Presumably, if he hadn’t managed that much, he wouldn’t have been running a pub for long. And you really hope that a career in journalism would be founded on a bit more than the scanty essentials deified by Littlejohn:
Keith never missed a deadline, however poorly he was, however hungover. His column was always immaculate and written to length. Quality control worked overtime at the Waterhouse words factory.
“Language affects values so much,” he once said. “Your vocabulary includes everything you want, cherish, own or aspire to. Language is a great liberator.”
But then, the Waterhouse quote which Littlejohn uses tells us that the obiturist sees style as something of huge moral importance – and more than that, huge positive moral importance. The equally plausible idea that the journalist’s language can subject the user to harmful beliefs, ideals and systems is dusted away, although Littlejohn’s constant beration of political correctness shows that he’s painfully aware of the ways in which vocabulary shapes attitudes. In his screed against the National Trans Police Association, for example, he dismisses the validity of the PTPA by dismissing the word “intersex” – first of all by tactlessly turning it from an adjective into a noun (“intersexuals”) and then by asking the aggressively dehumanising question “whatever the hell they are”. (Incidentally, Littlejohn’s funny feelings about truncheons and knobs have given him a very productive muse throughout his career.)

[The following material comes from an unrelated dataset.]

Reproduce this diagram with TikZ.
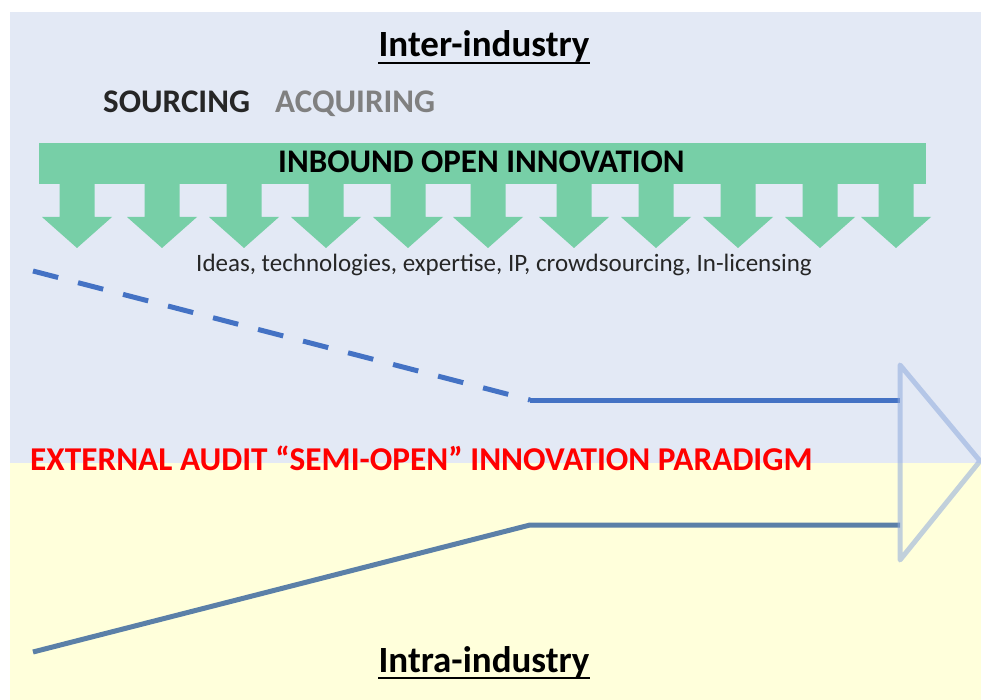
\documentclass[tikz,border=0pt]{standalone}
\usepackage{fontspec}
\setmainfont{Carlito}
\usetikzlibrary{calc}
\definecolor{bgblue}{HTML}{E3E9F5}
\definecolor{bgyellow}{HTML}{FFFFDB}
\definecolor{arrgreen}{HTML}{77CFA7}
\definecolor{lineblue}{HTML}{4472C4}
\definecolor{linesteel}{HTML}{5B80A8}
\definecolor{triblue}{HTML}{8FAADC}
\definecolor{acqgray}{HTML}{808080}
\definecolor{txtdark}{HTML}{262626}
\tikzset{
  px/.style={x=1pt,y=-1pt},
  title/.style={font=\bfseries\fontsize{37}{40}\selectfont, text=black, inner sep=0pt, anchor=base},
  caps/.style={font=\bfseries\fontsize{33}{36}\selectfont, inner sep=0pt, anchor=base west},
  small/.style={font=\fontsize{25}{28}\selectfont, text=txtdark, inner sep=0pt, anchor=base west},
  redcap/.style={font=\bfseries\fontsize{33.3}{36}\selectfont, text=red, inner sep=0pt, anchor=base west},
  thickline/.style={line width=5pt},
  downarrow/.style={fill=arrgreen},
  uline/.style={line width=2.5pt, black}
}
\begin{document}
\begin{tikzpicture}[px]
\useasboundingbox (0,0) rectangle (981,700);
\fill[white] (0,0) rectangle (981,700);
\fill[bgblue] (10,12) rectangle (981,463);
\fill[bgyellow] (10,463) rectangle (981,700);
% banner
\fill[arrgreen] (39,143) rectangle (926,184);
\foreach \c in {77,162,244,326,408,488,574,656,738,820,896}{
  \fill[downarrow] (\c-17.5,183) -- (\c+17.5,183) -- (\c+17.5,217) -- (\c+35,217)
    -- (\c,248) -- (\c-35,217) -- (\c-17.5,217) -- cycle;
}
% texts
\node[title] (inter) at (484,57) {Inter-industry};
\draw[uline] ($(inter.base west)+(0,6)$) coordinate (iu1) -- ($(inter.base east)+(0,6)$) coordinate (iu2);
\node[caps, text=txtdark] (sourcing) at (103,113) {SOURCING};
\node[caps, text=acqgray] (acquiring) at (275,113) {ACQUIRING};
\node[caps, text=black] (inbound) at (278,173) {INBOUND OPEN INNOVATION};
\node[small] (ideas) at (196,272) {Ideas, technologies, expertise, IP, crowdsourcing, In-licensing};
\node[redcap] (semi) at (30,470) {EXTERNAL AUDIT “SEMI-OPEN” INNOVATION PARADIGM};
\node[title] (intra) at (484,672) {Intra-industry};
\draw[uline] ($(intra.base west)+(0,6)$) coordinate (ju1) -- ($(intra.base east)+(0,6)$) coordinate (ju2);
% lines
\coordinate (u0) at (33,271);
\coordinate (u1) at (530,400);
\coordinate (u2) at (900,400);
\coordinate (l0) at (33,652);
\coordinate (l1) at (530,525);
\coordinate (l2) at (900,525);
\draw[lineblue, thickline, dash pattern=on 26pt off 20.5pt] (u0) -- (u1);
\draw[lineblue, thickline] (u1) -- (u2);
\draw[linesteel, thickline] (l0) -- (l1) -- (l2);
% triangle
\coordinate (t1) at (900,365);
\coordinate (t2) at (980,461);
\coordinate (t3) at (900,560);
\draw[triblue, line width=5pt, opacity=0.55, line join=round] (t1) -- (t2) -- (t3) -- cycle;
\end{tikzpicture}
\end{document}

Littlejohn generally claims to “merely report the facts” and uses post-publication reader agreement as proof to justify his position. But writing about Waterhouse, Littlejohn becomes abnormally open about the columnist’s persuasive imperative:
He once told me the art of writing a column is not to say what the man in the pub is thinking, but what he will be thinking once he’s read it.
Waterhouse didn’t go in for polemic. He knew that if you want to make a point, it’s best to make ’em laugh. Hearts and minds will follow.
Although Billy Liar, the hero of his seminal novel, stage play and movie, was his most celebrated character, his cast of comic creations was legion.
Clogthorpe District Council’s Ways & Means Committee, the National Guesswork Authority plc, shop assistants Sharon and Tracy and the wonderful Arnold, British Rail’s spivvy brother-in-law.
Through these caricatures, Keith parodied the nonsense and pomposity of petty officialdom and illuminated to devastating effect so many essential truths about society.
A comic caricature can be a wonderfully amusing thing. But a parody can’t illuminate anything – except Littlejohn’s delusion that “making it up” verifies the prejudices which inform such hilarious pen sketches as “Screaming Lord Mandy” (he’s gay, you see), Centaurs in the police service (they’re only half human, you see, which is a bit like being transgender) and ethnic minorities with their alleged “rights, privileges and lavish welfare benefits” (there are people in the world who aren’t from the same gene pool as Richard Littlejohn, you see, and that’s outrageous).
Here are some other journalistic qualities Littlejohn might want to look into the next time one of his own dies: factual accuracy, thoughtfulness, self-criticism, wit. And when Littlejohn himself pops it, we can be ready with the well-earned tribute: once a week, every week, Richard Littlejohn managed to write something that was both in sentences and made of words, and at least his syntax wasn’t disgusting.